Als ich gerade nicht in der Stadt war, schaute Krist bei Dave vorbei. Später erfuhr ich, dass er ein Bass-Solo für den Song eingespielt hatte. Für mich war das absolut in Ordnung, denn ich hatte mir wie gesagt schon länger die Zähne daran ausgebissen. Jetzt sind wir beide auf dem Ergebnis zu hören. Das hilft dem Song dabei das zu sein, was er ist.
"Als Dave mit QOTSA unterwegs war, brach unsere Band fast auseinander"
Musikvideos haben für die Foo Fighters schon immer eine große Rolle gespielt. Diesmal habt ihr als Erstes einen Clip zum Song "White Limo" gedreht. Wie lange hat es gedauert, Lemmy von Motörhead davon zu überzeugen, ein Teil davon zu sein?Taylor: Wir mussten ihn nicht wirklich überzeugen, es war vielmehr ein Zeitproblem, da Lemmy damals gerade auf Tour war. Wir mussten uns also einen Day Off aussuchen und ihn dann nur noch einfliegen.
Nate: Das Ganze hat verdammt viel Spaß gemacht. Videos können oft ermüdend sein, aber hier waren lediglich Dave und einige wenige andere für den Dreh verantwortlich. Es gab nur einige alte Kameras und keinerlei Regeln. Ich kann mich nicht mal mehr daran erinnern, ob wir überhaupt einen Lichttechniker hatten.
Taylor: Ich glaube nicht.
Nate: Das machte das Ganze um einiges einfacher, da sich niemand darum scherte, ob das Licht auch wirklich im richtigen Winkel steht.
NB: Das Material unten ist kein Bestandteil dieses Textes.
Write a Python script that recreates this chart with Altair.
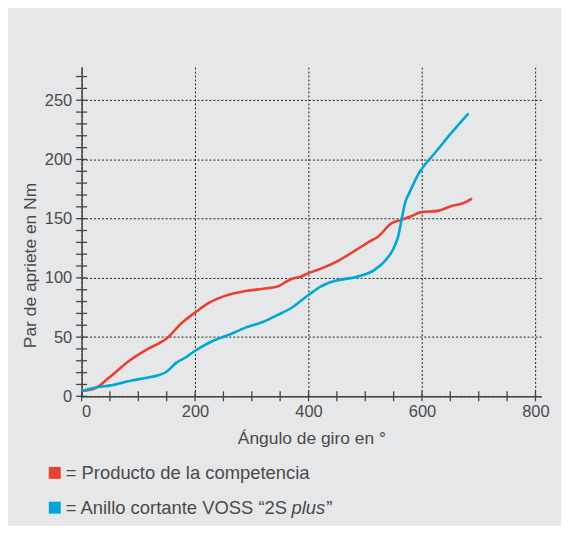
import altair as alt
import pandas as pd

# ---- data ----
angle_red = [0, 25, 49, 84, 113, 149, 178, 201, 225, 254, 289, 324, 347, 358, 371, 385, 400,
             423, 453, 482, 505, 523, 546, 564, 581, 599, 628, 651, 672, 688]
torque_red = [4.5, 7, 16, 30, 39, 48.5, 62.5, 71, 79, 85, 89, 91, 93, 96, 99.3, 100.8, 104,
              108, 114.6, 123, 130, 135, 146, 149, 152, 155.5, 156.6, 160.5, 163, 167]

angle_blue = [0, 32, 49, 90, 113, 137, 149, 166, 184, 201, 230, 260, 289, 318, 347, 371,
              400, 423, 447, 482, 517, 534, 549, 558, 564, 570, 578, 593, 605, 622, 651, 682]
torque_blue = [4.5, 8, 9, 13.5, 15.5, 18, 20.5, 28, 33, 38.7, 46.5, 52, 58, 62.5, 69, 75,
               85.5, 93, 97.5, 100.6, 107, 114, 124, 135, 149, 163, 172, 187, 195.5, 205, 222, 239]

series_names = ["Producto de la competencia", "Anillo cortante VOSS"]
series_colors = ["#e8412f", "#00a7d4"]

x_labels = [0, 200, 400, 600, 800]
y_labels = [0, 50, 100, 150, 200, 250]
x_minor = list(range(0, 801, 50))
y_minor = list(range(0, 271, 10))

W, H = 462, 331
FONT = "Liberation Sans"
TXT = "#4a4a4a"

df = pd.concat([
    pd.DataFrame({"angle": angle_red, "torque": torque_red, "s": series_names[0]}),
    pd.DataFrame({"angle": angle_blue, "torque": torque_blue, "s": series_names[1]}),
])

xscale = alt.Scale(domain=[0, 810], nice=False, zero=False)
yscale = alt.Scale(domain=[0, 278], nice=False, zero=False)
cscale = alt.Scale(domain=series_names, range=series_colors)

xaxis = alt.Axis(values=x_labels, grid=True, gridDash=[2, 2], gridColor="#222", gridWidth=1,
                 ticks=False, labelPadding=7, labelFontSize=16.5, labelColor=TXT, labelFont=FONT,
                 domainColor="#444", domainWidth=1.5, title="Ángulo de giro en °",
                 titleFont=FONT, titleFontSize=17.5, titleFontWeight="normal", titleColor=TXT,
                 titlePadding=10, format="d")
yaxis = alt.Axis(values=y_labels, grid=True, gridDash=[2, 2], gridColor="#222", gridWidth=1,
                 ticks=False, labelPadding=10, labelFontSize=16.5, labelColor=TXT, labelFont=FONT,
                 domainColor="#444", domainWidth=1.5, title="Par de apriete en Nm",
                 titleFont=FONT, titleFontSize=17.5, titleFontWeight="normal", titleColor=TXT,
                 titlePadding=5, titleY=199, format="d")

lines = alt.Chart(df).mark_line(strokeWidth=2.6, interpolate="monotone").encode(
    x=alt.X("angle:Q", scale=xscale, axis=xaxis),
    y=alt.Y("torque:Q", scale=yscale, axis=yaxis),
    color=alt.Color("s:N", scale=cscale, legend=None),
)

xt = alt.Chart(pd.DataFrame({"v": x_minor})).mark_rule(color="#444", strokeWidth=1.3).encode(
    x=alt.X("v:Q", scale=xscale), y=alt.value(H - 5), y2=alt.value(H + 5))
yt = alt.Chart(pd.DataFrame({"v": y_minor})).mark_rule(color="#444", strokeWidth=1.3).encode(
    y=alt.Y("v:Q", scale=yscale), x=alt.value(-5.5), x2=alt.value(5.5))

# custom legend
sq1 = alt.Chart(pd.DataFrame({"s": [series_names[0]]})).mark_rect().encode(
    x=alt.value(-33), x2=alt.value(-21), y=alt.value(402), y2=alt.value(414),
    color=alt.Color("s:N", scale=cscale, legend=None))
sq2 = alt.Chart(pd.DataFrame({"s": [series_names[1]]})).mark_rect().encode(
    x=alt.value(-33), x2=alt.value(-21), y=alt.value(437), y2=alt.value(449),
    color=alt.Color("s:N", scale=cscale, legend=None))

def txt(t, x, y, style="normal"):
    return alt.Chart(pd.DataFrame({"t": [t]})).mark_text(
        align="left", baseline="alphabetic", font=FONT, fontSize=18.5, color=TXT,
        fontStyle=style).encode(text="t:N", x=alt.value(x), y=alt.value(y))

t1 = txt("= Producto de la competencia", -16, 414)
t2 = txt("= Anillo cortante VOSS \u201c2S", -16, 449)
t3 = txt("plus", 211, 449, "italic")
t4 = txt("\u201d", 246, 449)

chart = alt.layer(lines, xt, yt, sq1, sq2, t1, t2, t3, t4).properties(
    width=W, height=H,
    autosize=alt.AutoSizeParams(type="none"),
    padding={"left": 74, "top": 58, "right": 20, "bottom": 129},
    background="#e6e7e9",
).configure_view(strokeWidth=0)

chart.save("out.html", embed_options={"renderer": "svg", "actions": False})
Zurück zur Doku "Back And Forth", die eine Karriere von 16 Jahren widerspiegelt. Welche Gedanken gehen euch durch den Kopf, wenn ihr euch euren eigenen Film anschaut?
Nate: Einige der Aufnahmen scheinen eine Ewigkeit zurück zu liegen. Mir kommt es sogar oft so vor, als ob ich damals ein ganz anderer Mensch war. Ich denke mir dann immer, wer ist eigentlich dieser Typ dort?
Taylor: Dir würde es sicherlich ähnlich gehen, wenn man einen Film über die vergangenen 16 Jahre deines Lebens drehen würde.
Ob das so spannend wäre?
Taylor: Das denke ich wohl. Das Leben von jedem Menschen ist interessant.
Nate: Vor allem, wenn du es in gerade mal anderthalb Stunden verpacken musst.
Taylor: Das fühlt sich wirklich strange an.
Nate: Der Anfang des Films lässt mich immer wieder nachdenklich werden, doch danach kann ich einfach nur entspannt zuschauen und unsere gemeinsamen Erfolge erneut durchleben. Es ist ein unterhaltsames Stück Musikgeschichte, das für mich keinesfalls zu einem melancholischen Horrortrip geworden ist.
Nate, erinnerst du dich noch an die Zeit, in der Taylor zur Band stieß? Ihr wart anfangs nicht die besten Freunde, richtig? Im Film hört man dich nur folgendes sagen: "not another one of these fucking guys".
Nate: Alles was im Film gezeigt wird, sind Szenen, die genau diesen Eindruck vermitteln. Doch diese Zeit hielt nicht lange an und heute stehen Taylor und ich uns sehr nah.
Taylor: Man könnte viele Szenen des Films ausbauen und hätte schnell eine weitere halbe Stunden Material.
Nate: Allerdings die wohl langweiligste halbe Stunde.
Taylor: Ich bevorzuge es, die Dinge weniger dramatisch zu sehen, als sie im Endeffekt im Film dargestellt werden. Es gibt zum Beispiel einen Teil, in dem ich sehr nachdenklich werde und meine Bedenken auch offenkundig mitteile. Als Dave damals gemeinsam mit Queens Of The Stone Age unterwegs war, brach unsere Band daran fast auseinander.
Doch die fünf Minuten, die ich danach mit der passenden Erklärung verbracht habe, sind im finalen Film natürlich nicht zu sehen. Von diesen Erklärungen gab es jede Menge, die später nicht erwähnt wurden, allein aus dramaturgischer Effekthascherei. Aber das ist auch gut so, denn genau aus diesem Grund ist es ein verdammter Film. Es wäre einfach zu langweilig geworden, hätte man alle Lösungen gezeigt.